Much has changed in the United States since the country’s foundational wage-and-hour law, the Fair Labor Standards Act (FLSA), was enacted more than 75 years ago in 1938. Although the FLSA has been amended multiple times, the central aspects of the law remain intact—workers who qualify as “employees” are entitled to the minimum wage and overtime protections of the law, while workers not so classified are not. Yet, as the country moves further and further away from the world that existed during the Great Depression, the concepts enshrined in the law—from the classification of employees as exempt or nonexempt, to a determination of time worked in the digital age, or even identification of workers as employees or independent contractors—have become exponentially more difficult to apply.

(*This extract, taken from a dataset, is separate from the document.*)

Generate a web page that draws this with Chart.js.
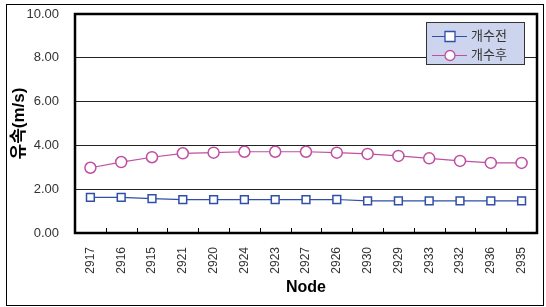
<!DOCTYPE html>
<html>
<head>
<meta charset="utf-8">
<script src="https://cdn.jsdelivr.net/npm/chart.js@4"></script>
<style>
  html, body { margin: 0; padding: 0; background: #fff; }
  #wrap { width: 546px; height: 307px; }
</style>
</head>
<body>
<div id="wrap"><canvas id="velChart" width="546" height="307"></canvas></div>
<script>
// 절점 번호 (x축)
const nodes = ['2917', '2916', '2915', '2921', '2920', '2924', '2923', '2927',
               '2926', '2930', '2929', '2933', '2932', '2936', '2935'];

// 유속 값 (m/s)
const before = [1.63, 1.63, 1.57, 1.52, 1.52, 1.52, 1.52, 1.52,
                1.53, 1.47, 1.47, 1.47, 1.47, 1.47, 1.47];
const after = [2.98, 3.24, 3.46, 3.64, 3.67, 3.71, 3.71, 3.71,
               3.67, 3.61, 3.52, 3.41, 3.29, 3.20, 3.20];

const yTicks = [0, 2, 4, 6, 8, 10];

const FONT = '"Liberation Sans", Arial, "Noto Sans CJK KR", sans-serif';
const BLUE = '#2f4fa8';
const PINK = '#c04fa0';

// 바깥 테두리와 플롯 테두리, x축 안쪽 눈금
const framePlugin = {
    id: 'frame',
    beforeDraw(chart) {
        const ctx = chart.ctx;
        ctx.save();
        ctx.fillStyle = '#fff';
        ctx.fillRect(0, 0, chart.width, chart.height);
        ctx.strokeStyle = '#000';
        ctx.lineWidth = 1;
        ctx.strokeRect(6.5, 4.5, 537, 301);
        ctx.restore();
    },
    afterDatasetsDraw(chart) {
        const ctx = chart.ctx;
        const a = chart.chartArea;
        const xs = chart.scales.x;
        ctx.save();
        ctx.strokeStyle = '#000';
        ctx.lineWidth = 1;
        ctx.beginPath();
        for (let i = 1; i < nodes.length; i++) {
            const x = Math.round((xs.getPixelForTick(i - 1) + xs.getPixelForTick(i)) / 2) + 0.5;
            ctx.moveTo(x, a.bottom);
            ctx.lineTo(x, a.bottom - 5);
        }
        ctx.stroke();
        ctx.lineWidth = 2.5;
        ctx.strokeRect(a.left, a.top, a.right - a.left, a.bottom - a.top);
        ctx.restore();
    }
};

// 범례 상자
const legendPlugin = {
    id: 'boxLegend',
    afterDraw(chart) {
        const ctx = chart.ctx;
        const bx = 426, by = 22, bw = 98, bh = 42;
        ctx.save();
        ctx.fillStyle = '#cdd5ee';
        ctx.fillRect(bx, by, bw, bh);
        ctx.strokeStyle = '#333';
        ctx.lineWidth = 1;
        ctx.strokeRect(bx + 0.5, by + 0.5, bw, bh);
        chart.data.datasets.forEach((ds, i) => {
            const y = by + 14.5 + i * 19;
            ctx.strokeStyle = ds.borderColor;
            ctx.lineWidth = 1;
            ctx.beginPath();
            ctx.moveTo(432, y);
            ctx.lineTo(467, y);
            ctx.stroke();
            ctx.fillStyle = '#fff';
            ctx.lineWidth = 1.3;
            ctx.beginPath();
            if (ds.pointStyle === 'rect') {
                ctx.rect(445, y - 5, 10, 10);
            } else {
                ctx.arc(450, y, 5, 0, Math.PI * 2);
            }
            ctx.fill();
            ctx.stroke();
            ctx.fillStyle = '#333';
            ctx.font = '13px ' + FONT;
            ctx.textBaseline = 'middle';
            ctx.fillText(ds.label, 471, y);
        });
        ctx.restore();
    }
};

new Chart(document.getElementById('velChart'), {
    type: 'line',
    data: {
        labels: nodes,
        datasets: [
            {
                label: '개수전',
                data: before,
                borderColor: BLUE,
                backgroundColor: '#fff',
                borderWidth: 1.2,
                pointStyle: 'rect',
                pointRadius: 5.5,
                pointBorderWidth: 1.5,
                pointBorderColor: BLUE,
                pointBackgroundColor: '#fff',
                tension: 0
            },
            {
                label: '개수후',
                data: after,
                borderColor: PINK,
                backgroundColor: '#fff',
                borderWidth: 1.2,
                pointStyle: 'circle',
                pointRadius: 5.5,
                pointBorderWidth: 1.5,
                pointBorderColor: PINK,
                pointBackgroundColor: '#fff',
                tension: 0
            }
        ]
    },
    options: {
        responsive: false,
        animation: false,
        devicePixelRatio: 1,
        layout: { padding: { left: 9, top: 14, right: 9, bottom: 0 } },
        plugins: {
            legend: { display: false },
            tooltip: { enabled: false }
        },
        scales: {
            x: {
                offset: true,
                grid: { display: false, offset: true },
                border: { display: false },
                ticks: {
                    minRotation: 90,
                    maxRotation: 90,
                    autoSkip: false,
                    padding: 6,
                    color: '#333',
                    font: { family: FONT, size: 12 }
                },
                title: {
                    display: true,
                    text: 'Node',
                    color: '#000',
                    padding: { top: 4, bottom: 10 },
                    font: { family: FONT, size: 16, weight: 'bold' }
                },
                afterFit(scale) {
                    scale.height = 74;
                    scale.paddingLeft = 0;
                    scale.paddingRight = 0;
                }
            },
            y: {
                min: 0,
                max: 10,
                afterBuildTicks(scale) { scale.ticks = yTicks.map(v => ({ value: v })); },
                grid: {
                    color: ctx => (ctx.tick.value === 0 || ctx.tick.value === 10) ? 'rgba(0,0,0,0)' : '#222',
                    lineWidth: 1,
                    drawTicks: false
                },
                border: { display: false },
                ticks: {
                    padding: 16,
                    color: '#333',
                    font: { family: FONT, size: 13 },
                    callback: v => v.toFixed(2)
                },
                title: {
                    display: true,
                    text: '유속(m/s)',
                    color: '#000',
                    padding: { top: 0, bottom: 0 },
                    font: { family: FONT, size: 17, weight: 'bold' }
                },
                afterFit(scale) {
                    scale.width = 66;
                    scale.paddingTop = 0;
                    scale.paddingBottom = 0;
                }
            }
        }
    },
    plugins: [framePlugin, legendPlugin]
});
</script>
</body>
</html>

The classification of workers as independent contractors has received significant media attention recently as it relates to the so-called sharing, “on-demand” or “gig” economy. Multiple cases filed across the country have challenged worker classification of sharing-economy workers. In assessing whether workers for ride-sharing company Lyft who challenged their independent-contractor classification under California law could take their case to trial, U.S. District Judge Vince Chhabria of the Northern District of California characterized California’s test for assessing employee status, which focuses on the right of a business to control a worker, as “outmoded.” Suggesting, as many in the startup community have, that a third classification of workers may well be appropriate for workers in the sharing economy, Chhabria reasoned that “the test the California courts have developed over the 20th century for classifying workers isn’t very helpful in addressing this 21st century problem.”